> GOAL
Everything from the line with "Rebuild this chart" through the line with "pw, ph = W - L - R, H - T - B", inclusive, should be repeated exactly, except the pictures.

════════════════════

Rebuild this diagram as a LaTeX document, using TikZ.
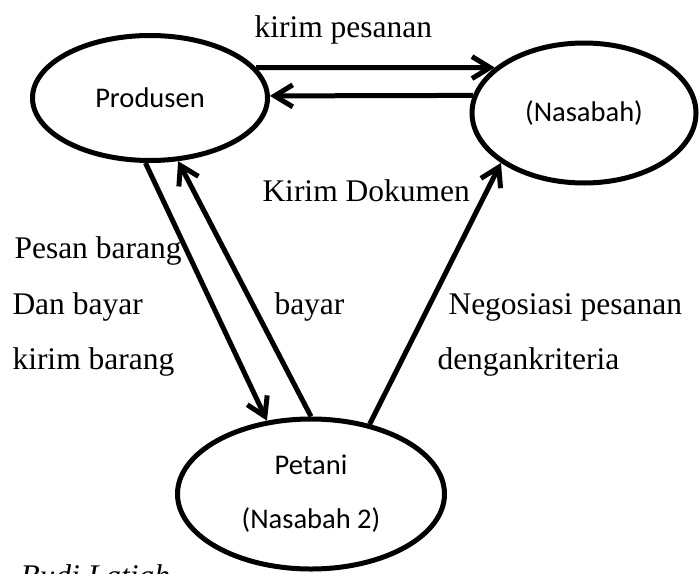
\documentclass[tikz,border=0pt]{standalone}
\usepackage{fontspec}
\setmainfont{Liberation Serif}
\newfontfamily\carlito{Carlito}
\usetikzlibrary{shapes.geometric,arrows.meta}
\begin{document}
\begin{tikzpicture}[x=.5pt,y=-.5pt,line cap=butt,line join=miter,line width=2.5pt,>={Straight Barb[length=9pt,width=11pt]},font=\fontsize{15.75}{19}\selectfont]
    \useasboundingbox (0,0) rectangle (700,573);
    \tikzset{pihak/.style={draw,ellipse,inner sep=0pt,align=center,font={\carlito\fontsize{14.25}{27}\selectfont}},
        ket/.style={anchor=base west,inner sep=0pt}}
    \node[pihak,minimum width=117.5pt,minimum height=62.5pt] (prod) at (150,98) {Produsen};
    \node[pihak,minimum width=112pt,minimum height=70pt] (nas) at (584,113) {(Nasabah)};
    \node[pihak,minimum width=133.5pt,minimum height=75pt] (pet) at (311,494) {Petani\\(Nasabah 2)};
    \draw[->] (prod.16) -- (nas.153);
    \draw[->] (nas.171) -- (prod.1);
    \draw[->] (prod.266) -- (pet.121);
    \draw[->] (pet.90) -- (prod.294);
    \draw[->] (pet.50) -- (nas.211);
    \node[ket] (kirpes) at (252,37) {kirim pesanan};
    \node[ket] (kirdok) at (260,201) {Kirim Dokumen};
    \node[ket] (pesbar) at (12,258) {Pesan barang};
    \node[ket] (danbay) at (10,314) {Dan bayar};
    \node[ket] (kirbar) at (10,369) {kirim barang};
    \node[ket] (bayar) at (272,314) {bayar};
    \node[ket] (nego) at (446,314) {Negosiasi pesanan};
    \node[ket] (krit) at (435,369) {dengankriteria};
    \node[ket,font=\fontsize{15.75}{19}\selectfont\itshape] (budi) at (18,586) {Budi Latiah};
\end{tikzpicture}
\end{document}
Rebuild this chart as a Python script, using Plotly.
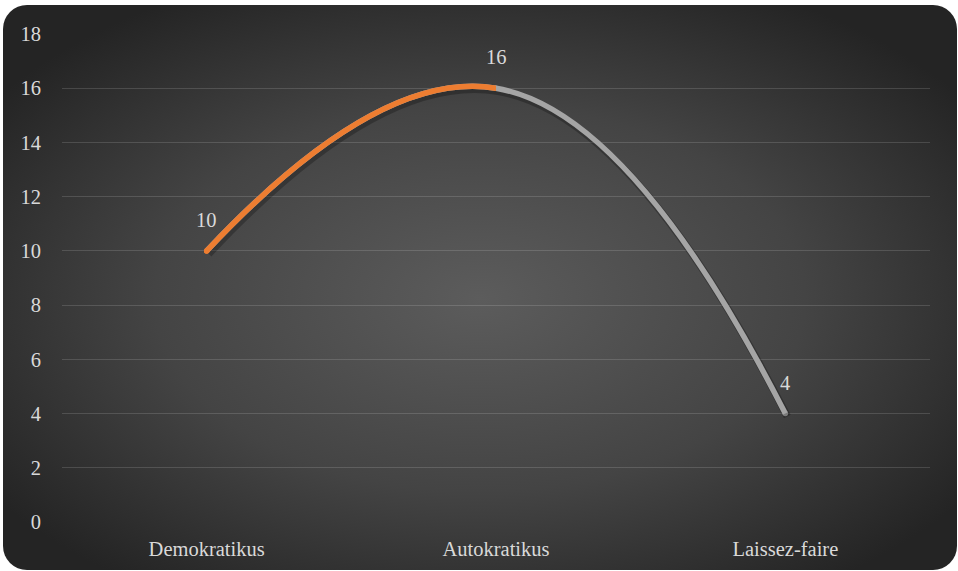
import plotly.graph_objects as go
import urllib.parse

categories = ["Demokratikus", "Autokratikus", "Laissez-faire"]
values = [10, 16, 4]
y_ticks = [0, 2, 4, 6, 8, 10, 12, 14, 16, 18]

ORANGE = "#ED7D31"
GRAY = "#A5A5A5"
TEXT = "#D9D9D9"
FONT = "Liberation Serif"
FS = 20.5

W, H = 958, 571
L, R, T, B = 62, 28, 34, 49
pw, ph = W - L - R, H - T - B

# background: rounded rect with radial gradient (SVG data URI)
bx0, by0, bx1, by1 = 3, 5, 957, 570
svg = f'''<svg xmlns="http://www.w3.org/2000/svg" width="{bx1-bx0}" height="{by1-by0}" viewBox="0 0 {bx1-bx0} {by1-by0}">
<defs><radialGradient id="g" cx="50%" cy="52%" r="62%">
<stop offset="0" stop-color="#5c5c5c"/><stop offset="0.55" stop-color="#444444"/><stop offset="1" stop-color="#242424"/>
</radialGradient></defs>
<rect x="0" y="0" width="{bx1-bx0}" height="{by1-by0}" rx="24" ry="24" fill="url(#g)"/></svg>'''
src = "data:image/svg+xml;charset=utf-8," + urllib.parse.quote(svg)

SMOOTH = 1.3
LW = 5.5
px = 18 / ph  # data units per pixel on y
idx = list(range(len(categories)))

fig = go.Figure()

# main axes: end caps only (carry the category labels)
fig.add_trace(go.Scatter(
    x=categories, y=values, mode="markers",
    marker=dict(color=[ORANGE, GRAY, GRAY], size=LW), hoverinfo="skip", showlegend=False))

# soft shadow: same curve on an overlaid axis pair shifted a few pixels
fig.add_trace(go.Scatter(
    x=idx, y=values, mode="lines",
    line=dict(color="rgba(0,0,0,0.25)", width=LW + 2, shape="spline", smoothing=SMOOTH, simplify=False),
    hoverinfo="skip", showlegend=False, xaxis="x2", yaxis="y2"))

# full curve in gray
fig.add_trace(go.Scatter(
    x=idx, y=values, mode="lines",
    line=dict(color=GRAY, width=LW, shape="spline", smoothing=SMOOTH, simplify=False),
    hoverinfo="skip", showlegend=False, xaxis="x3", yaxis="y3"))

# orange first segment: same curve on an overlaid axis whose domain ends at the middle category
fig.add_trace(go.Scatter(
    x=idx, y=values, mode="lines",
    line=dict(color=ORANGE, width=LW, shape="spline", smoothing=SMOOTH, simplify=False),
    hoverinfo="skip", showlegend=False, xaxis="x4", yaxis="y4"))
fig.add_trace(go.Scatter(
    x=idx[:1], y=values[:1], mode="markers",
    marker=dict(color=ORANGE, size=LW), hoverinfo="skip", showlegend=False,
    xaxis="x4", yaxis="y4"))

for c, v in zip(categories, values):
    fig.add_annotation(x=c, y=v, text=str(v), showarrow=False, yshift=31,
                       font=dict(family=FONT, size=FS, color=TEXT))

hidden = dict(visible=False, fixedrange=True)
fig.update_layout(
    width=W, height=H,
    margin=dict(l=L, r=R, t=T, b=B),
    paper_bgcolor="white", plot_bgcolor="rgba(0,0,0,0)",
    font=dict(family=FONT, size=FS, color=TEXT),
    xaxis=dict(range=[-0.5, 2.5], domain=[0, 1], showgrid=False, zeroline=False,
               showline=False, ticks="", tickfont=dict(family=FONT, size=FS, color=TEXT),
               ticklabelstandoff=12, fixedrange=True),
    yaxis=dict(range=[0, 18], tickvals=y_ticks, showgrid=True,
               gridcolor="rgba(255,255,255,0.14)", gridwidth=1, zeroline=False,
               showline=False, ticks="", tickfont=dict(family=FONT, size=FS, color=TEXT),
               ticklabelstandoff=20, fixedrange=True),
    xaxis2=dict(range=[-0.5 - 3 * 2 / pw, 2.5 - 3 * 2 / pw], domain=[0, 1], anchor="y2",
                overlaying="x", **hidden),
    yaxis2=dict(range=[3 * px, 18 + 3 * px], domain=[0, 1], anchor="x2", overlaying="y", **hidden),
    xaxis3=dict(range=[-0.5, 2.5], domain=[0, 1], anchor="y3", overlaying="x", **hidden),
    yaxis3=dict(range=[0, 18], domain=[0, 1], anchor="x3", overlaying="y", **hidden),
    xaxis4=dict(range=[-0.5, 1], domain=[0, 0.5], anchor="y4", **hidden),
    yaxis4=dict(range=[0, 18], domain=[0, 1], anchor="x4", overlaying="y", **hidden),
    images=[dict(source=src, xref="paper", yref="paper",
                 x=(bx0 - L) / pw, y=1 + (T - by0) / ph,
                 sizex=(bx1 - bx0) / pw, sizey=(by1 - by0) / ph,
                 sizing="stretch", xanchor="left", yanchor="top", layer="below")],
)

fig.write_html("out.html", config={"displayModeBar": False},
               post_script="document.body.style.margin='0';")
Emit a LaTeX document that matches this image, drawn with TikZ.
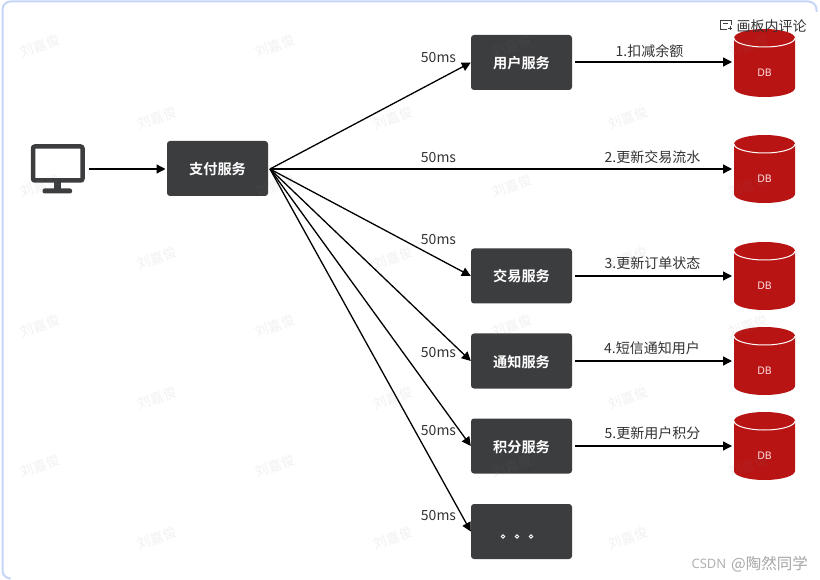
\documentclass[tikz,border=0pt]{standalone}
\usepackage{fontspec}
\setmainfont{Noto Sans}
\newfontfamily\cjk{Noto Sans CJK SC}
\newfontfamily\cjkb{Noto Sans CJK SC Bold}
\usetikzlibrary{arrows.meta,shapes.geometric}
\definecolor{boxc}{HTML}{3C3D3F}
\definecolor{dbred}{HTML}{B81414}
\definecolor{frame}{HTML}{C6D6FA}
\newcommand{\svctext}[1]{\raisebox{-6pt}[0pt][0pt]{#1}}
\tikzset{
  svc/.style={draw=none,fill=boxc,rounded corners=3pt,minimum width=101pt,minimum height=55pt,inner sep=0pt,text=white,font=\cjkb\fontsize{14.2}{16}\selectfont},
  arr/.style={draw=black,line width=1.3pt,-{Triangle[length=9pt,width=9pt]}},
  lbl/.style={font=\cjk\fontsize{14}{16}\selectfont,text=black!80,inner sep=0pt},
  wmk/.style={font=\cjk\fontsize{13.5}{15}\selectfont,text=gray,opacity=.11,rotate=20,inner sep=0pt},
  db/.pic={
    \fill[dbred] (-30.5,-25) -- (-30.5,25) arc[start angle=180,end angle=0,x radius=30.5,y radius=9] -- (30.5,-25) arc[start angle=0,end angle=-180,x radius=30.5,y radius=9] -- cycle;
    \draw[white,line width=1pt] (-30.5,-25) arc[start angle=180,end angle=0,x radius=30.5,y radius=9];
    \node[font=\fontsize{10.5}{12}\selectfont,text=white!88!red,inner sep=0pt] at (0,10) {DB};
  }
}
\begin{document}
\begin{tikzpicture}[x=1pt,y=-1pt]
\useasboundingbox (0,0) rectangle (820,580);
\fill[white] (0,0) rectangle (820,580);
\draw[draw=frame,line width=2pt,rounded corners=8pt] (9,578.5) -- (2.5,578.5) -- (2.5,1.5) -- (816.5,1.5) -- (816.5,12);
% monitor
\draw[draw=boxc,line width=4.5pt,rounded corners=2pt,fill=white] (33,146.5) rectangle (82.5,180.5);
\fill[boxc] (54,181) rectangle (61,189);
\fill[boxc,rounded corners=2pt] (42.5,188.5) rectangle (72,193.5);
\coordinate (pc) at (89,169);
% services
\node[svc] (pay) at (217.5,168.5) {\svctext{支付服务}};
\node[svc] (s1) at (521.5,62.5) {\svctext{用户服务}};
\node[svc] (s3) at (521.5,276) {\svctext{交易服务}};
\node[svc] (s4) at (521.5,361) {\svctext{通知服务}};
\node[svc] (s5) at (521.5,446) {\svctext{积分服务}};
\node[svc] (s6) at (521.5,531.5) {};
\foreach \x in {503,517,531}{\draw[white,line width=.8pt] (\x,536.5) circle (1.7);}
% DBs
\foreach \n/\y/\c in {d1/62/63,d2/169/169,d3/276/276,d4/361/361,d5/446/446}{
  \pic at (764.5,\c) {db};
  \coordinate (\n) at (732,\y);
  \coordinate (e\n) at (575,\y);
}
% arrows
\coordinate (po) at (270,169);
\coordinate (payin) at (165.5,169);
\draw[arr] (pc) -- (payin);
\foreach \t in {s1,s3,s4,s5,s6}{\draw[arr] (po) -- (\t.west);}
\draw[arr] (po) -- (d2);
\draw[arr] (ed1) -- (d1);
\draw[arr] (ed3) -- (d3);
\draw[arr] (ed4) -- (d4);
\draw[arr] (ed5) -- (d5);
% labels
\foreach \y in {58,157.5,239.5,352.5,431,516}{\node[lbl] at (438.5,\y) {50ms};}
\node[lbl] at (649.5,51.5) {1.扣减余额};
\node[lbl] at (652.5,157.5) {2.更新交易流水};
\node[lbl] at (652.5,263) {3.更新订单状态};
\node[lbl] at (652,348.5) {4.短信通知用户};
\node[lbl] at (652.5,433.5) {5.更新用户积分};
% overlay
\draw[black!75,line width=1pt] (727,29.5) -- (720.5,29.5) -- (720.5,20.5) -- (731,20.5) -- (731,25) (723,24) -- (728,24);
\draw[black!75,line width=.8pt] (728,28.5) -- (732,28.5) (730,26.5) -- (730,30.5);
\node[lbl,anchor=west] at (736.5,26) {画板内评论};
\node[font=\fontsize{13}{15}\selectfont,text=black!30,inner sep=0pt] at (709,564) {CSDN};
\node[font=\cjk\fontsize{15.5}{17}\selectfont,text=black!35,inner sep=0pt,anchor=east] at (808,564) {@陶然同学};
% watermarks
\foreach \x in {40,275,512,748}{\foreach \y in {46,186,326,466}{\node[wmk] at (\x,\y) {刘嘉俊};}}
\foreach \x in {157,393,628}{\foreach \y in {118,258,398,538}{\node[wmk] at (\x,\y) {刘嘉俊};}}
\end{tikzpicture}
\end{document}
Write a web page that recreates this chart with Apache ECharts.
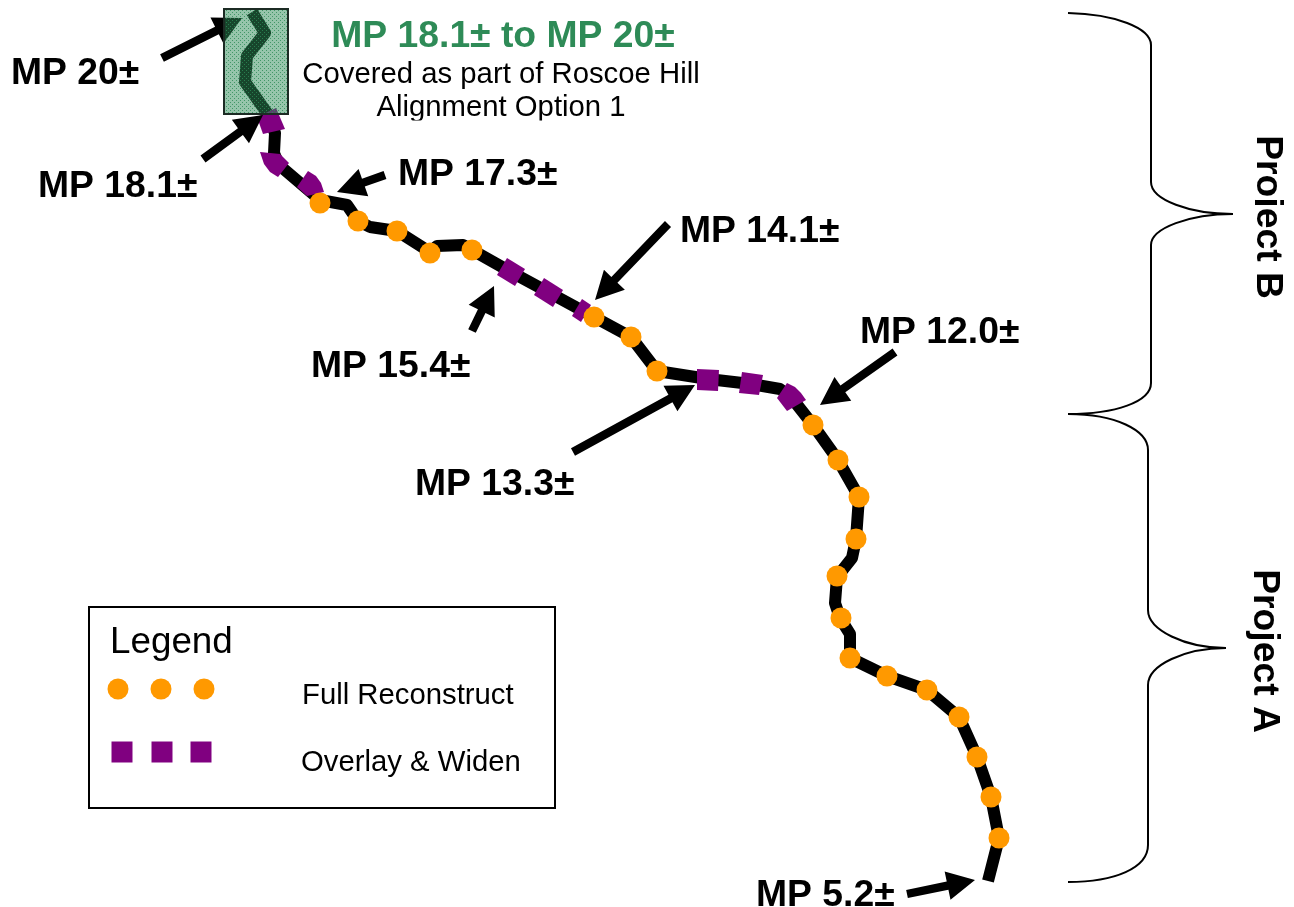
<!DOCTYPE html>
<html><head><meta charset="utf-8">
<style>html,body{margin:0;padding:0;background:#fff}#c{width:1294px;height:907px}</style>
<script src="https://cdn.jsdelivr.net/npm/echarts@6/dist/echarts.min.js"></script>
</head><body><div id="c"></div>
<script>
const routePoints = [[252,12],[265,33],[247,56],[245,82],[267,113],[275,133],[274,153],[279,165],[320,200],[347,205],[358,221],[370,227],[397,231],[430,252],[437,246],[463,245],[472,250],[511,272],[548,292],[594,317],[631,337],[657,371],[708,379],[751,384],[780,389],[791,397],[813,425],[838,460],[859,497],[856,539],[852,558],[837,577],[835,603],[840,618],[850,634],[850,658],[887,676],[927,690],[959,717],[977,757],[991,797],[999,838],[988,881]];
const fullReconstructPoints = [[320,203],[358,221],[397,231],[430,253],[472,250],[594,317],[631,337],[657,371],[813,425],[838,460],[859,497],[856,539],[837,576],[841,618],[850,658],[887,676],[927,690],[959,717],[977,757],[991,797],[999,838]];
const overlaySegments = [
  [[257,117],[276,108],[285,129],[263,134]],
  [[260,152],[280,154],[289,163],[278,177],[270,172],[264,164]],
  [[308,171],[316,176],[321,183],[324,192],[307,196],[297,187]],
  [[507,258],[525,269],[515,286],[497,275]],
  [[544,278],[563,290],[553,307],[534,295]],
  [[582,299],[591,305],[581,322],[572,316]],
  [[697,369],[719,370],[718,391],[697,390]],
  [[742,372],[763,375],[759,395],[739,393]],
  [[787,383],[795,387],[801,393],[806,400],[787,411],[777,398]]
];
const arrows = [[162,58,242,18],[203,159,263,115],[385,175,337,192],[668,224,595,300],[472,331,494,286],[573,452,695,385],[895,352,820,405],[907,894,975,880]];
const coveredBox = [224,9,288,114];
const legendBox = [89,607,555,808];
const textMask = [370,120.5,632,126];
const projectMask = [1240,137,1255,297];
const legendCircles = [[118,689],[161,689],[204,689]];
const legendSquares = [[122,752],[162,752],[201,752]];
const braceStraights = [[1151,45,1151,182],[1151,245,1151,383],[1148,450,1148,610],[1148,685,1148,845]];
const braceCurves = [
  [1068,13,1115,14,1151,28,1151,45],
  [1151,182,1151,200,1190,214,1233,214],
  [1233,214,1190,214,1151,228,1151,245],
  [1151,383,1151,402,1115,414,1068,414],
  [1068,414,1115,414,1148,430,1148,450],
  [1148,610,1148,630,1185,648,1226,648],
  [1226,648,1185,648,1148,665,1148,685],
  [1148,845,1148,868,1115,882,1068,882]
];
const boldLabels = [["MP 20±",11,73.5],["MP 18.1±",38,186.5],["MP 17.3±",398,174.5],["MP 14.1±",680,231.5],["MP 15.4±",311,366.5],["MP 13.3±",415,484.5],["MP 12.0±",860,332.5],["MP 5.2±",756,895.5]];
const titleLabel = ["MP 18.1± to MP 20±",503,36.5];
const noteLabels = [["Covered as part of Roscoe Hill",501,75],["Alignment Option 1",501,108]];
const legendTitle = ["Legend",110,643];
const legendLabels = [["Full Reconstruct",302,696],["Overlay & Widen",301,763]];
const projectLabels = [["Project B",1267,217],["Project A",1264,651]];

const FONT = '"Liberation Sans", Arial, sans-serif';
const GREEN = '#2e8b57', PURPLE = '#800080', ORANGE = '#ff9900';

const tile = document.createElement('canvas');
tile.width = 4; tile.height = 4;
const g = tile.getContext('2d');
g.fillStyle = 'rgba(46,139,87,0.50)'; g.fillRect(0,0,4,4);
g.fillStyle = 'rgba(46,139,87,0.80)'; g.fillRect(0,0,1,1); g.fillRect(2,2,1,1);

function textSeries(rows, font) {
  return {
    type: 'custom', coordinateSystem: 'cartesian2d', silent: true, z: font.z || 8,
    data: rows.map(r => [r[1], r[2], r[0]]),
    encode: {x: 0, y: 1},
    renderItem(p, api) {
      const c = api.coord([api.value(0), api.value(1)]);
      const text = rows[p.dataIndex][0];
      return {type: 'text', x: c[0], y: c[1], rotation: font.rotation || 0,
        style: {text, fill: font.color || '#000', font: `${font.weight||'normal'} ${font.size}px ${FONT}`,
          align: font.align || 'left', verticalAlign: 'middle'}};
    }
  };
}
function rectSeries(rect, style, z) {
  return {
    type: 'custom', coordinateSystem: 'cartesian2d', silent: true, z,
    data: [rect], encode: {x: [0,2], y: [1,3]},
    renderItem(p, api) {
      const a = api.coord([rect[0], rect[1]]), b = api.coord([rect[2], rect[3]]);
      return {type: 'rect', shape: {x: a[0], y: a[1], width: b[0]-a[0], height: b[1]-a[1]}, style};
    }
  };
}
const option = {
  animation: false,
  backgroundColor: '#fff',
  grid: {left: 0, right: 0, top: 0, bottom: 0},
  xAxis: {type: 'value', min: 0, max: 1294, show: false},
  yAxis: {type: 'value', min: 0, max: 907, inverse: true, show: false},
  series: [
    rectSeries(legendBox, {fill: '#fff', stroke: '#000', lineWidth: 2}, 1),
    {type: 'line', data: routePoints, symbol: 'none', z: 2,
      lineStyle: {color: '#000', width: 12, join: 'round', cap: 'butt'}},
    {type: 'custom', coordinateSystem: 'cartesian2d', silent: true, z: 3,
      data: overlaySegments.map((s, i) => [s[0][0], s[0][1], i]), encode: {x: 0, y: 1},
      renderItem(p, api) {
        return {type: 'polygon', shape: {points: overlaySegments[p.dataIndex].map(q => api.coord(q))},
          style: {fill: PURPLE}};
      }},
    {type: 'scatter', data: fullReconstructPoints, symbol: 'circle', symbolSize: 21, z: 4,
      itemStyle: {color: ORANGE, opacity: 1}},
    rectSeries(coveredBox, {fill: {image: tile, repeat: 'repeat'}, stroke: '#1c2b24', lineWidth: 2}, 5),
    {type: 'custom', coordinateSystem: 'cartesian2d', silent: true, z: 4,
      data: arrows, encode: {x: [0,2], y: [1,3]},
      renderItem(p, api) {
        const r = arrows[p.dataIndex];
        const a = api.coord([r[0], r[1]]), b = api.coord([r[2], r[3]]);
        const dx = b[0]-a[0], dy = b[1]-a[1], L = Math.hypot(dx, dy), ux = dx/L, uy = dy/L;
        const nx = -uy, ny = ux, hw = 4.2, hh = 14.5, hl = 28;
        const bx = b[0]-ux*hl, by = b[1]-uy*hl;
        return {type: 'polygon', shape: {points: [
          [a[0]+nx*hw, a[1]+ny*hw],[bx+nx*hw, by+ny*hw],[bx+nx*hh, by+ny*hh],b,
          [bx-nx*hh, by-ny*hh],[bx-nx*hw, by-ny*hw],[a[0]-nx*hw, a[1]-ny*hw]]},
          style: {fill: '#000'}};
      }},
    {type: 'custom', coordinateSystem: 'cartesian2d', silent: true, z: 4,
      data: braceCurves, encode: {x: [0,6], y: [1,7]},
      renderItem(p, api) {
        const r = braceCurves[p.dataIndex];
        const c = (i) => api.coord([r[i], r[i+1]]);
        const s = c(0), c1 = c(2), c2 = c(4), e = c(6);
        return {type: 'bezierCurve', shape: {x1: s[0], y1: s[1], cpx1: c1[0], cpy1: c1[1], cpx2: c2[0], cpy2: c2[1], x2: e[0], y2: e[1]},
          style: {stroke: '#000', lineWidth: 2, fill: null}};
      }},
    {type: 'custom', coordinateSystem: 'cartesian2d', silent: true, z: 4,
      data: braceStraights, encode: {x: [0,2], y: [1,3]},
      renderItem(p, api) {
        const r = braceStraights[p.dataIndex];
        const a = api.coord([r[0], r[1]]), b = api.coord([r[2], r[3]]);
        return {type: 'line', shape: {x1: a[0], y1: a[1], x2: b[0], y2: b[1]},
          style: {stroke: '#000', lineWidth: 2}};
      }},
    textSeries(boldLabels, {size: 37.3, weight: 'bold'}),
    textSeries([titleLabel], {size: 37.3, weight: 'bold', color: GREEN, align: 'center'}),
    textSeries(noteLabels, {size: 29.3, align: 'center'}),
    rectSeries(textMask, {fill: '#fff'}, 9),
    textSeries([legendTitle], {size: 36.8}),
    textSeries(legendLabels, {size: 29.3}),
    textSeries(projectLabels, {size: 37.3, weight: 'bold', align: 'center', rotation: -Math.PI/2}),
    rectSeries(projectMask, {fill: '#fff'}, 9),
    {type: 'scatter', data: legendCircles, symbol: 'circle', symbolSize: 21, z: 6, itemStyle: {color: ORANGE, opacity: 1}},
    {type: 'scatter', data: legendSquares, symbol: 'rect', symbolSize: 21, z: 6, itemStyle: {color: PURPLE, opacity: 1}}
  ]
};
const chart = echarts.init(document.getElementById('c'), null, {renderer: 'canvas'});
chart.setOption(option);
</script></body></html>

════════════════════

> RESULT OF THIS TASK
Rebuild this chart as a Python script, using Plotly.
import plotly.graph_objects as go
import urllib.parse

categories = ["Demokratikus", "Autokratikus", "Laissez-faire"]
values = [10, 16, 4]
y_ticks = [0, 2, 4, 6, 8, 10, 12, 14, 16, 18]

ORANGE = "#ED7D31"
GRAY = "#A5A5A5"
TEXT = "#D9D9D9"
FONT = "Liberation Serif"
FS = 20.5

W, H = 958, 571
L, R, T, B = 62, 28, 34, 49
pw, ph = W - L - R, H - T - B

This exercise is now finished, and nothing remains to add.